In Vivo, In Vitro and In Silico Anticancer Activity of Ilama Leaves: An Edible and Medicinal Plant in Mexico

Abstract

Ilama leaves are an important source of secondary metabolites with promising anticancer properties. Cancer is a disease that affects a great number of people worldwide. This work aimed to investigate the in vivo, in vitro and in silico anticancer properties of three acyclic terpenoids (geranylgeraniol, phytol and farnesyl acetate) isolated from petroleum ether extract of ilama leaves. Their cytotoxic activity against U-937 cells was assessed using flow cytometry to determine the type of cell death and production of reactive oxygen species (ROS). Also, a morphological analysis of the lymph nodes and a molecular docking study using three proteins related with cancer as targets, namely, Bcl-2, Mcl-1 and VEGFR-2, were performed. The flow cytometry and histomorphological analysis revealed that geranylgeraniol, phytol and farnesyl acetate induced the death of U-937 cells by late apoptosis and necrosis. Geranylgeraniol and phytol induced a significant increase in ROS production. The molecular docking studies showed that geranylgeraniol had more affinity for Bcl-2 and VEGFR-2. In the case of farnesyl acetate, it showed the best affinity for Mcl-1. This study provides information that supports the anticancer potential of geranylgeraniol, phytol and farnesyl acetate as compounds for the treatment of cancer, particularly with the potential to treat non-Hodgkin's lymphoma.
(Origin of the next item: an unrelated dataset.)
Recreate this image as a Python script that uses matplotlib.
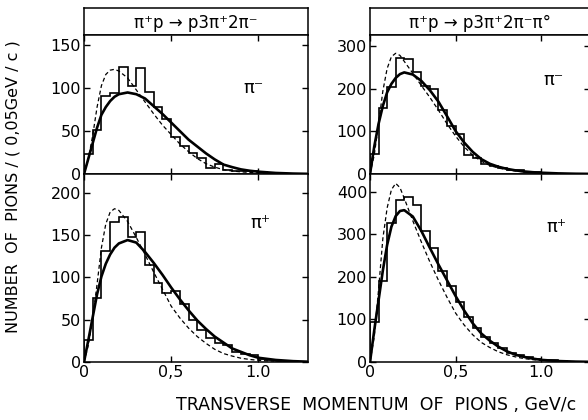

Keywords: Annona macroprophyllata; acyclic terpenoids; agri-food waste; cancer; docking; flow cytometry; ilama leaves; morphological analysis.

Figure 1

Weights (in g) of lymph nodes of female (A) and male (B) mice compared with healthy control (HC), control without treatment at 65 days (U-937), methotrexate (MTX), geranylgeraniol (Gg), phytol (PT), and farnesyl acetate (FA). Results were obtained by ANOVA one-way analysis followed by Bonferroni’s test for multiple comparisons. Data are expressed as mean ± SEM, (n = 6); * p < 0.05 vs. U-937, + p < 0.05 vs. MTX, and ^& p < 0.05 vs. healthy.

Figure 2

Apoptotic and necrotic effects of Gg, PT and FA. U-937 cells were exposed to vehicle 0.02% dimethyl sulfoxide (DMSO, untreated control) (A), methotrexate (CC₅₀ 0.243 µM, MTX) (B), geranylgeraniol (CC₅₀ 0.395 µM, Gg) (C), phytol (CC₅₀ 0.296 µM, PT) (D) and farnesyl acetate (CC₅₀ 0.275 µM, FA) (E) and were incubated with annexin-V-FITC/PI and analyzed by flow cytometry. R1 = necrosis, annexin-V-FITC-negative/PI-positive (E−+, K−+ and B−+); R2 = late apoptosis, annexin-V-FITC-positive/PI-positive (E++, K++ and B++); R3 = viable cells, annexin-V-FITC-negative/PI-negative (E−−, K−− and B−−); R4 = early apoptosis, annexin-V-FITC-positive/PI-negative (E+−, K+− and B+−).

Figure 3

Geranylgeraniol and phytol produced an increase in the generation of ROS. U-937 cells were cultured in DMEM medium (A) or exposed to vehicle 0.02% dimethyl sulfoxide (DMSO) (B), 150 µM hydrogen peroxide (H₂O₂) (C), methotrexate (CC₅₀ 0.243 µM) (D), geranylgeraniol (CC₅₀ 0.395 µM) (E), phytol (CC₅₀ 0.296 µM) (F) or farnesyl acetate (CC₅₀ 0.275 µM) (G) and were incubated with 2′-7 dichloro-dihydrofluorescein diacetate, and the fluorescence of reactive oxygen species (ROS) was analyzed by flow cytometry. x-axis: fluorescence scatter (FSC); y-axis: cell counts.

Figure 4

Representative photomicrographs with H&E staining of transversal axillary lymph node. Paracortex area (7 μm) (40X). Healthy control (A); U-937 (B), methotrexate (C), phytol (D), geranylgeraniol (E) and farnesyl acetate (F). Photomicrographs (7 μm) (100X) show cells in apoptosis (black arrows) and necrotic cells (blue arrows).

Figure 5

Molecular docking of the acyclic terpenoid geranylgeraniol (A) and navitoclax (B) bound to Bcl-2.

Figure 6

Molecular docking of the acyclic terpenoid farnesyl acetate (A) and 9EA (B) bound to Mcl-1.

Figure 7

Molecular docking of the acyclic geranylgeraniol terpenoid (A) and axitinib (B) bound to VEGFR-2.

Figure 8

Annona macroprophyllata Donn. Sm.

Figure 9

Structures of farnesyl acetate, phytol, geranylgeraniol and methotrexate.